Provide The Right Support At The Right Time 

The screen sector often demands a lot, tight deadlines, high expectations, and shifting scopes. Supporting people properly isn’t just about learning; it’s also about wellbeing, clarity, and having the tools to succeed. 

Support strategies that make a difference: 

  • Mentoring across levels and disciplines: pair artists with producers, writers with developers, juniors with leads. 

     

  • Coaching for emerging leaders or those navigating tricky transitions (e.g. moving from doing to directing). 

     

  • Secondments or side quests: short-term moves into new areas to spark curiosity and deepen understanding.

     

  • Holistic wellbeing: acknowledge burnout risks in fast-paced environments and build support around mental health, workload management, and team culture. 

Succession Planning 

Succession planning is crucial in the screen sector, where roles are often fluid, and teams scale rapidly for projects. 

What succession looks like in the screen sector: 

  • Spotting future leads early: This should not just be based on output, but on collaboration, vision, and emotional intelligence. 

     

  • Supporting pathways into leadership: It's important to recognise that not everyone wants to manage, nor is everyone suited to it. Leadership can take many forms, and forcing people into management roles as the only perceived route to progression can be demotivating and counterproductive. To build a truly supportive and inclusive career development environment, businesses should offer clear and valued alternatives. 
     
    That means creating parallel pathways in creative, technical, and production-focused tracks where individuals can grow, lead, and be recognised without having to take on formal people management responsibilities. This not only ensures talent is nurtured in ways that align with individual strengths and ambitions but also avoids pushing employees and workers into roles that may not suit them simply because no other options exist. By broadening what leadership looks like, businesses can empower people to thrive in their areas of expertise while still offering meaningful progression. 

     

  • Developing talent across projects: Rotate people between different projects or departments so they can stretch their skills. For example, a production coordinator might move from unscripted to scripted formats, an editor could take on both short-form promos and long-form features, or a game designer might switch between core gameplay systems and narrative-driven content. This broadens experience without needing to leave the business. 
     

  • Future-proofing specialist roles: In TV and film, certain craft roles are especially vulnerable - editors, script supervisors, colourists, or sound designers.
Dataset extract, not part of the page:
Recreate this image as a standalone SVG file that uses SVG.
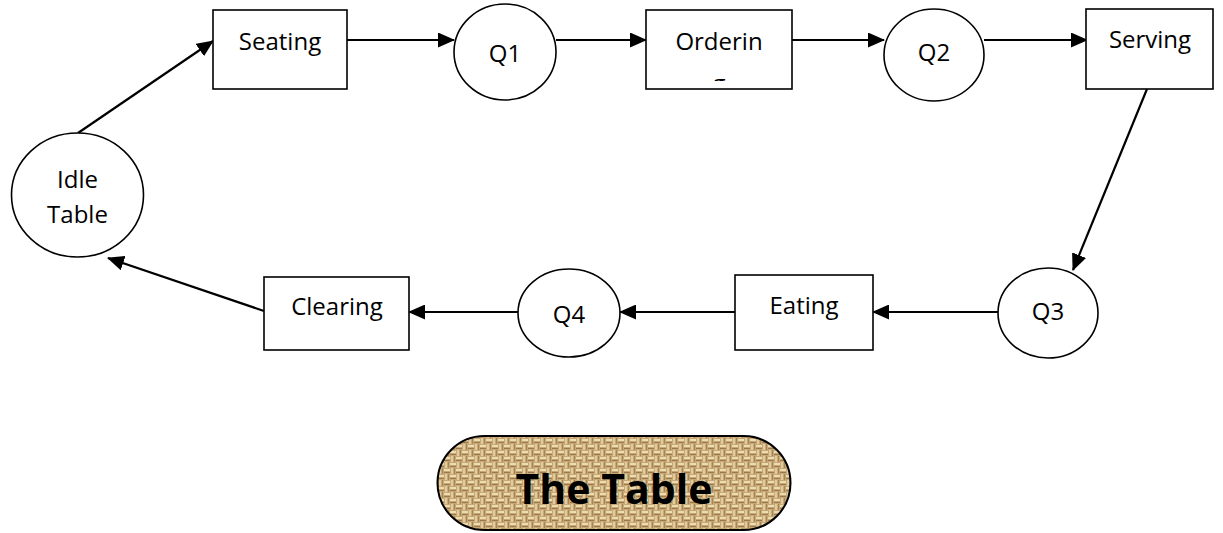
<svg xmlns="http://www.w3.org/2000/svg" width="1223" height="533" viewBox="0 0 1223 533">
  <style>
    .box { fill: #ffffff; stroke: #000000; stroke-width: 1.6; }
    .lbl { font-family: "Open Sans", "Noto Sans", "Liberation Sans", sans-serif; font-size: 24px; fill: #000000; text-anchor: middle; }
    .edge { fill: none; stroke: #000000; stroke-width: 2.2; marker-end: url(#arrow); }
    .title { font-family: "Open Sans", "Noto Sans", "Liberation Sans", sans-serif; font-size: 41px; font-weight: bold; fill: #000000; text-anchor: middle; }
  </style>
  <defs>
    <marker id="arrow" markerUnits="userSpaceOnUse" markerWidth="17" markerHeight="15" refX="16" refY="7.5" orient="auto">
      <path d="M0,0 L17,7.5 L0,15 Z" fill="#000000"/>
    </marker>
    <clipPath id="orderClip">
      <rect x="647" y="11" width="144" height="70"/>
    </clipPath>
    <!-- woven burlap texture -->
    <pattern id="burlap" patternUnits="userSpaceOnUse" width="12" height="12">
      <rect width="12" height="12" fill="#c7a977"/>
      <rect x="0" y="1" width="6" height="2" fill="#eddcb2"/>
      <rect x="6" y="7" width="6" height="2" fill="#eddcb2"/>
      <rect x="7" y="0" width="2" height="6" fill="#e2cb9c"/>
      <rect x="1" y="6" width="2" height="6" fill="#e2cb9c"/>
      <rect x="0" y="4" width="6" height="1" fill="#9a7a4c"/>
      <rect x="6" y="10" width="6" height="1" fill="#9a7a4c"/>
      <rect x="10" y="0" width="1" height="6" fill="#a58456"/>
      <rect x="4" y="6" width="1" height="6" fill="#a58456"/>
    </pattern>
  </defs>

  <g id="connectors">
    <line class="edge" x1="78" y1="133" x2="213" y2="41"/>
    <line class="edge" x1="347" y1="40" x2="454" y2="40"/>
    <line class="edge" x1="556" y1="40" x2="646" y2="40"/>
    <line class="edge" x1="792" y1="40" x2="884" y2="40"/>
    <line class="edge" x1="984" y1="40" x2="1087" y2="40"/>
    <line class="edge" x1="1147" y1="89" x2="1073" y2="270"/>
    <line class="edge" x1="998" y1="312" x2="873" y2="312"/>
    <line class="edge" x1="735" y1="312" x2="620" y2="312"/>
    <line class="edge" x1="518" y1="312" x2="409" y2="312"/>
    <line class="edge" x1="264" y1="311" x2="108" y2="258"/>
  </g>

  <g id="idle-table">
    <ellipse class="box" cx="77.5" cy="195" rx="66" ry="62"/>
    <text class="lbl" x="77.5" y="188">Idle</text>
    <text class="lbl" x="77.5" y="223">Table</text>
  </g>

  <g id="seating">
    <rect class="box" x="213" y="10" width="134" height="79"/>
    <text class="lbl" x="280" y="50">Seating</text>
  </g>

  <g id="q1">
    <ellipse class="box" cx="505" cy="52" rx="51" ry="48"/>
    <text class="lbl" x="505" y="62">Q1</text>
  </g>

  <g id="ordering">
    <rect class="box" x="646" y="10" width="146" height="79"/>
    <g clip-path="url(#orderClip)">
      <text class="lbl" x="719" y="50">Orderin</text>
      <text class="lbl" x="719" y="92">g</text>
    </g>
  </g>

  <g id="q2">
    <ellipse class="box" cx="934" cy="55" rx="50" ry="46"/>
    <text class="lbl" x="934" y="61">Q2</text>
  </g>

  <g id="serving">
    <rect class="box" x="1086" y="9" width="127" height="80"/>
    <text class="lbl" x="1150" y="48">Serving</text>
  </g>

  <g id="q3">
    <ellipse class="box" cx="1048" cy="313" rx="50" ry="45"/>
    <text class="lbl" x="1048" y="320">Q3</text>
  </g>

  <g id="eating">
    <rect class="box" x="735" y="275" width="138" height="75"/>
    <text class="lbl" x="804" y="314">Eating</text>
  </g>

  <g id="q4">
    <ellipse class="box" cx="569" cy="313" rx="51" ry="44"/>
    <text class="lbl" x="569" y="323">Q4</text>
  </g>

  <g id="clearing">
    <rect class="box" x="264" y="277" width="145" height="73"/>
    <text class="lbl" x="337" y="315">Clearing</text>
  </g>

  <g id="the-table">
    <rect x="437.5" y="436" width="353" height="94" rx="47" ry="47" fill="url(#burlap)" stroke="#000000" stroke-width="2"/>
    <text class="title" x="614" y="504">The Table</text>
  </g>
</svg>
If one person leaves mid-production, continuity and delivery can be at risk. Building depth means pairing juniors with seniors, encouraging shadowing on set or in post, and making sure critical knowledge isn’t held by just one person. In games, it’s a similar story for narrative designers, UX researchers, or technical artists -  often small teams where a single departure can cause bottlenecks. Investing in mentoring, cross-training, and documentation helps spread expertise, so projects don’t stall and the next generation of talent is ready to step up. 

In Summary...

In the screen sector, performance is personal. Growth is not about climbing a ladder; it’s about deepening skill, expanding influence, and creating space for brilliance. When you embed development into your culture, you create more than strong teams, and you build a sustainable, exciting place to work.